In a separate song, Guthrie even reworked the lyrics of one of his most well known songs, “I Ain’t Got No Home”, into a protest against 'Old Man Trump':

Beach Haven ain't my home!

I just cain't pay this rent!

My money's down the drain!

And my soul is badly bent!

Beach Haven looks like heaven

Where no black ones come to roam!

No, no, no! Old Man Trump!

Old Beach Haven ain't my home!

Guthrie also wrote in free verse, imploring a "negro girl yonder" to live in his neighbourhood:

"I welcome you here to live. I welcome you and your man both here to Beach Haven to love in any ways you please and to have some kind of a decent place to get pregnant in and to have your kids raised up in. I'm yelling out my own welcome to you."

Donald Trump, who has advocated building a wall on the US - Mexican border to keep out migrants and proposed a ban on all Muslims from the US, has also been accused of racism during his presidential campaign.

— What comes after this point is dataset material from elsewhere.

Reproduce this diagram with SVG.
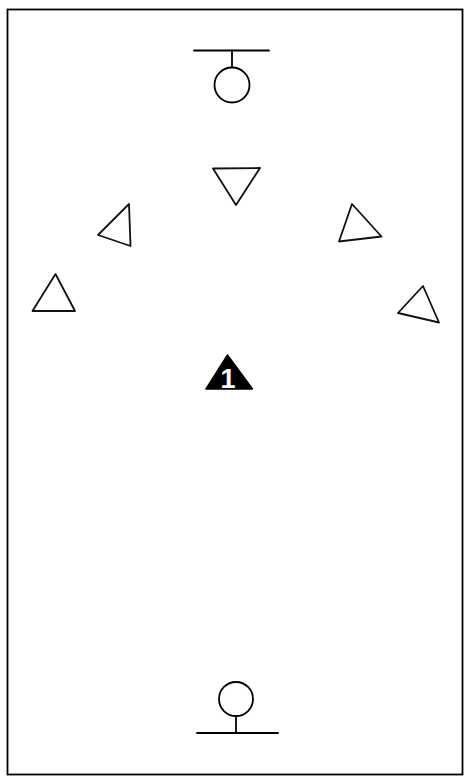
<svg xmlns="http://www.w3.org/2000/svg" width="464" height="776" viewBox="0 0 464 776">
<style>
.s{fill:none;stroke:#000;stroke-width:1.8;stroke-linejoin:round;stroke-linecap:round}
.t{fill:#fff;stroke:#111;stroke-width:1.8;stroke-linejoin:round}
</style>
<rect width="464" height="776" fill="#fff"/>
<rect x="7.5" y="9.5" width="455" height="765" fill="none" stroke="#000" stroke-width="1.8"/>
<g id="goal-top">
<line class="s" x1="194" y1="50.5" x2="269" y2="50.5"/>
<line class="s" x1="232" y1="50.5" x2="232" y2="67"/>
<circle class="s" cx="232" cy="85" r="17.5"/>
</g>
<g id="tri-center"><polygon class="t" points="213,168.5 260,168 236,205"/></g>
<g id="tri-left"><polygon class="t" points="129,204 98,235 130.5,246"/></g>
<g id="tri-right"><polygon class="t" points="352,204 339,241.5 381.5,236.5"/></g>
<g id="tri-far-left"><polygon class="t" points="55.5,274 32.5,311 75,311"/></g>
<g id="tri-far-right"><polygon class="t" points="423,286 398,313 439,322.5"/></g>
<g id="player-1">
<polygon points="227.5,355 206,389 252.5,389" fill="#000" stroke="#000" stroke-width="1.5" stroke-linejoin="round"/>
<text x="228" y="388" font-family="Liberation Sans, Arial, sans-serif" font-weight="bold" font-size="27" fill="#fff" text-anchor="middle">1</text>
</g>
<g id="goal-bottom">
<circle class="s" cx="236" cy="699" r="17"/>
<line class="s" x1="236" y1="716" x2="236" y2="733"/>
<line class="s" x1="197" y1="733" x2="278" y2="733"/>
</g>
<g id="connectors"></g>
</svg>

“Donald did inherit his father’s racism, and was probably actively coached in his father’s racism, and worked with his father to perpetuate it,” Mr Kaufman told the Washington Post.

Mr Kaufman said he believed Donald Trump was "sneakier" than his father, and said of Trump's alleged wrongdoing: “It’s not a case of the whole apple not falling far from the tree. The apple is still connected to the tree.”

Donald Trump has denied that he is racist, once saying on CNN: "I am the least racist person you have ever met."